Thursday, March 18, 2010

D.B. Dowling left his mark here in 1893

Pipestone rock at Pipestone Bay
Not far from Bow Narrows Camp is a flat rock made of soapstone where a man named D.B. Dowling of the Geological Survey of Canada carved his initials DBD and the date 1893.

His map of Red Lake and a report by Robert Bell, also of the Geological Survey, would lead to the famous 1926 Red Lake Gold Rush.

The soapstone was known as pipestone by the indigenous Ojibwa people and the bay where it is found is called Pipestone Bay. The Ojibwa used the stone to make pipes.

The first member of the Geological Survey to become interested in Red Lake, however, was a man named A.R.C. Selwyn who was exploring Lac Seul. He noted in 1872 that the Ojibwa people referred to a nearby lake as Red Paint Lake (or Red Ochre Lake). It was the place where a person could go to find red ochre which more ancient peoples had used to make pictographs on rock faces.

Red ochre is iron oxide, basically rusty iron. This indicated that the rocks at Red Lake were volcanic and sedimentary in origin and not granite like most of the Canadian Shield.
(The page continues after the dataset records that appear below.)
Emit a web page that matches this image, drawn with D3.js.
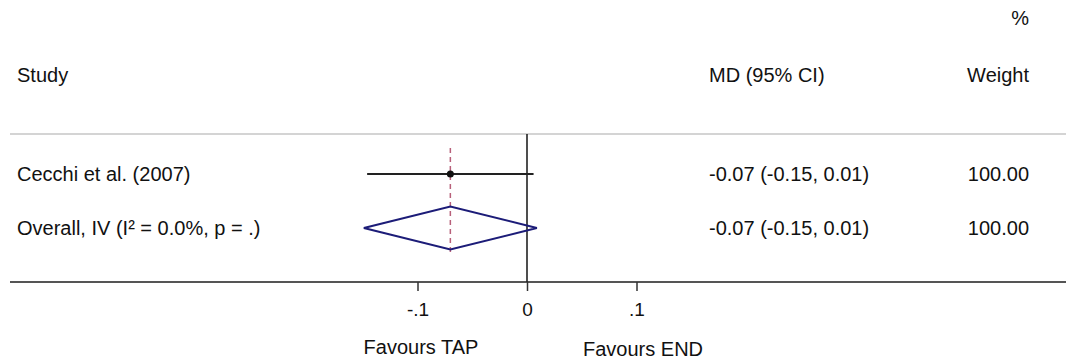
<!DOCTYPE html>
<html>
<head>
<meta charset="utf-8">
<script src="https://cdn.jsdelivr.net/npm/d3@7"></script>
<style>
body { margin: 0; background: #fff; }
text { font-family: "Liberation Sans", Arial, Helvetica, sans-serif; fill: #111; }
</style>
</head>
<body>
<script>
var width = 1066,
    height = 361;

// study rows
var studies = ["Cecchi et al. (2007)"];
var estimates = [-0.07];
var lower = [-0.146];
var upper = [0.006];
var ciText = ["-0.07 (-0.15, 0.01)"];
var weights = ["100.00"];

// pooled
var overallLabel = "Overall, IV (I\u00B2 = 0.0%, p = .)";
var overallEst = -0.07;
var overallLo = -0.149;
var overallHi = 0.009;
var overallCiText = "-0.07 (-0.15, 0.01)";
var overallWeight = "100.00";

var tickValues = [-0.1, 0, 0.1];
var tickLabels = ["-.1", "0", ".1"];
var favourLabels = ["Favours TAP", "Favours END"];

var svg = d3.select("body").append("svg")
    .attr("width", width)
    .attr("height", height);

var x = d3.scaleLinear()
    .domain([-0.1, 0.1])
    .range([417.5, 636.5]);

var rowNames = studies.concat([overallLabel]);
var y = d3.scalePoint()
    .domain(rowNames)
    .range([174, 228]);

var topY = 134, bottomY = 282;

// header
svg.append("text").attr("x", 1029).attr("y", 25).attr("text-anchor", "end")
    .style("font-size", "20px").text("%");
svg.append("text").attr("x", 17).attr("y", 82).style("font-size", "20px").text("Study");
svg.append("text").attr("x", 709).attr("y", 82).style("font-size", "20px").text("MD (95% CI)");
svg.append("text").attr("x", 1029).attr("y", 82).attr("text-anchor", "end")
    .style("font-size", "20px").text("Weight");

// top and bottom rules
svg.append("line").attr("x1", 10).attr("x2", width).attr("y1", topY).attr("y2", topY)
    .attr("stroke", "#d4d4d4").attr("stroke-width", 2);
svg.append("line").attr("x1", 10).attr("x2", width).attr("y1", bottomY).attr("y2", bottomY)
    .attr("stroke", "#555").attr("stroke-width", 2);

// null line
svg.append("line").attr("x1", x(0)).attr("x2", x(0)).attr("y1", topY).attr("y2", bottomY)
    .attr("stroke", "#222").attr("stroke-width", 1.6);

// overall estimate dashed line
svg.append("line").attr("x1", x(overallEst)).attr("x2", x(overallEst))
    .attr("y1", 148).attr("y2", 252)
    .attr("stroke", "#b8607a").attr("stroke-width", 1.5)
    .attr("stroke-dasharray", "5,4");

// study CIs and points
var rows = svg.append("g");
studies.forEach(function(s, i) {
    rows.append("line")
        .attr("x1", x(lower[i])).attr("x2", x(upper[i]))
        .attr("y1", y(s)).attr("y2", y(s))
        .attr("stroke", "#222").attr("stroke-width", 2);
    rows.append("circle")
        .attr("cx", x(estimates[i])).attr("cy", y(s)).attr("r", 3.5)
        .attr("fill", "#111");
    rows.append("text").attr("x", 17).attr("y", y(s) + 7)
        .style("font-size", "20px").text(s);
    rows.append("text").attr("x", 709).attr("y", y(s) + 7)
        .style("font-size", "20px").text(ciText[i]);
    rows.append("text").attr("x", 1029).attr("y", y(s) + 7).attr("text-anchor", "end")
        .style("font-size", "20px").text(weights[i]);
});

// diamond
var yo = y(overallLabel), hh = 21.5;
svg.append("path")
    .attr("d", "M" + x(overallLo) + "," + yo +
               "L" + x(overallEst) + "," + (yo - hh) +
               "L" + x(overallHi) + "," + yo +
               "L" + x(overallEst) + "," + (yo + hh) + "Z")
    .attr("fill", "none").attr("stroke", "#1c1c78").attr("stroke-width", 2);
svg.append("text").attr("x", 17).attr("y", yo + 7).style("font-size", "20px").text(overallLabel);
svg.append("text").attr("x", 709).attr("y", yo + 7).style("font-size", "20px").text(overallCiText);
svg.append("text").attr("x", 1029).attr("y", yo + 7).attr("text-anchor", "end")
    .style("font-size", "20px").text(overallWeight);

// axis
var axis = d3.axisBottom(x)
    .tickValues(tickValues)
    .tickSize(9)
    .tickPadding(12)
    .tickFormat(function(d, i) { return tickLabels[i]; });
var ag = svg.append("g").attr("transform", "translate(0," + bottomY + ")").call(axis);
ag.select(".domain").remove();
ag.selectAll(".tick line").attr("stroke", "#333").attr("stroke-width", 1.5);
ag.selectAll(".tick text").style("font-size", "19px")
    .style("font-family", "'Liberation Sans', Arial, sans-serif").attr("fill", "#111");

// favours labels
svg.append("text").attr("x", 421).attr("y", 354).attr("text-anchor", "middle")
    .style("font-size", "20px").text(favourLabels[0]);
svg.append("text").attr("x", 643).attr("y", 356).attr("text-anchor", "middle")
    .style("font-size", "20px").text(favourLabels[1]);
</script>
</body>
</html>
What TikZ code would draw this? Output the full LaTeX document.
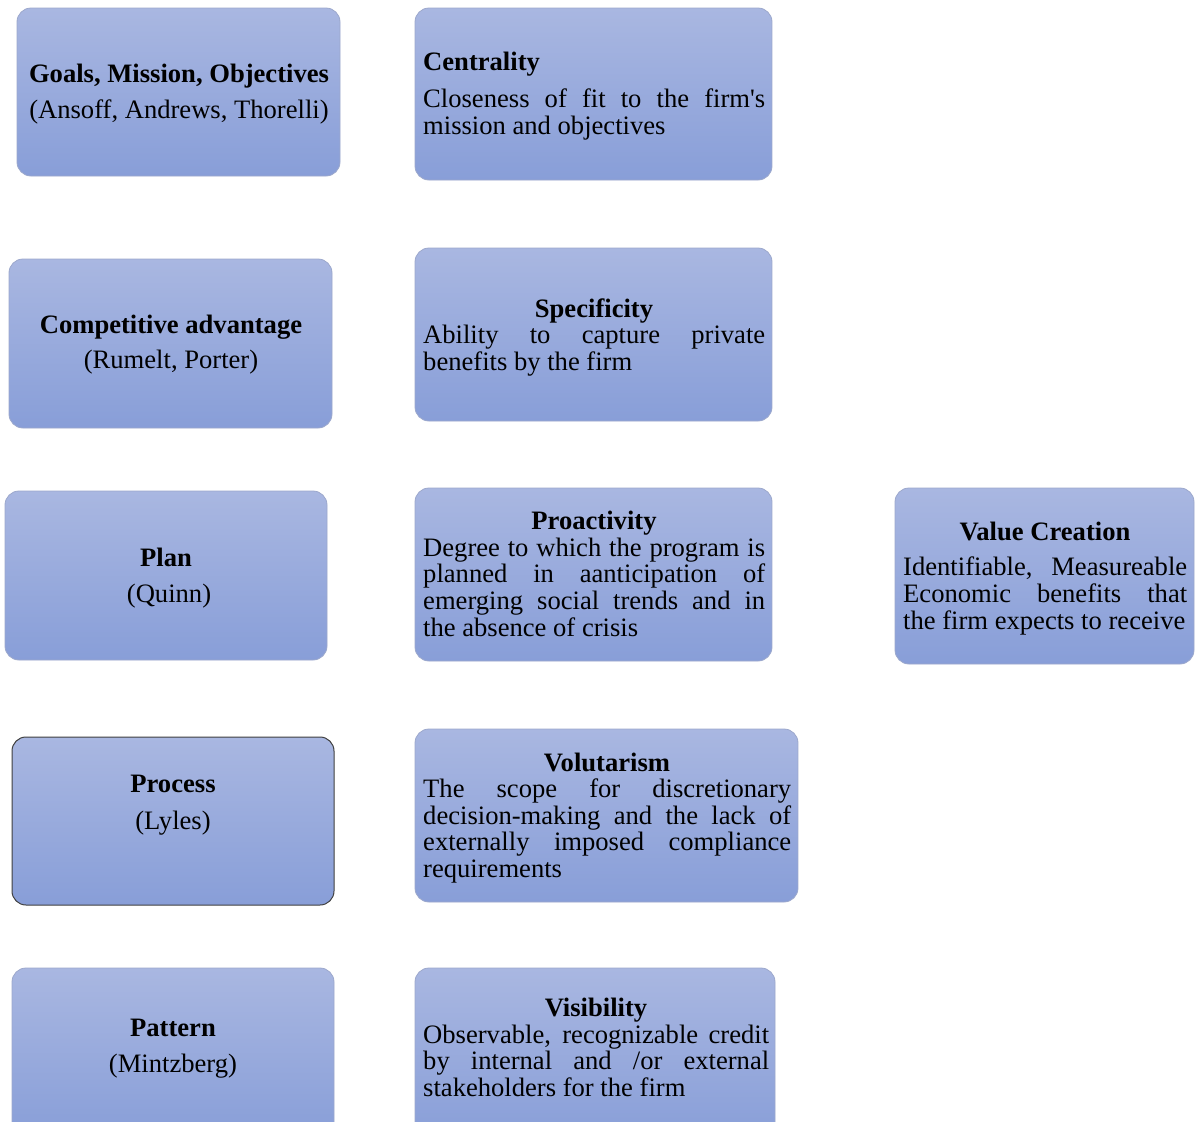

His assumption was proven correct when Bell made his survey 11 years later in 1883. Pipestone or soapstone, is a type of limestone which is definitely sedimentary.

So Dowling made his map in 1893 and by 1897 the first gold discovery was made. The big discoveries would come later until by 1926 there were thousands of prospectors combing the rocks all around the lake.

It became the world's third-largest gold strike behind the San Francisco Gold Rush and the Klondike.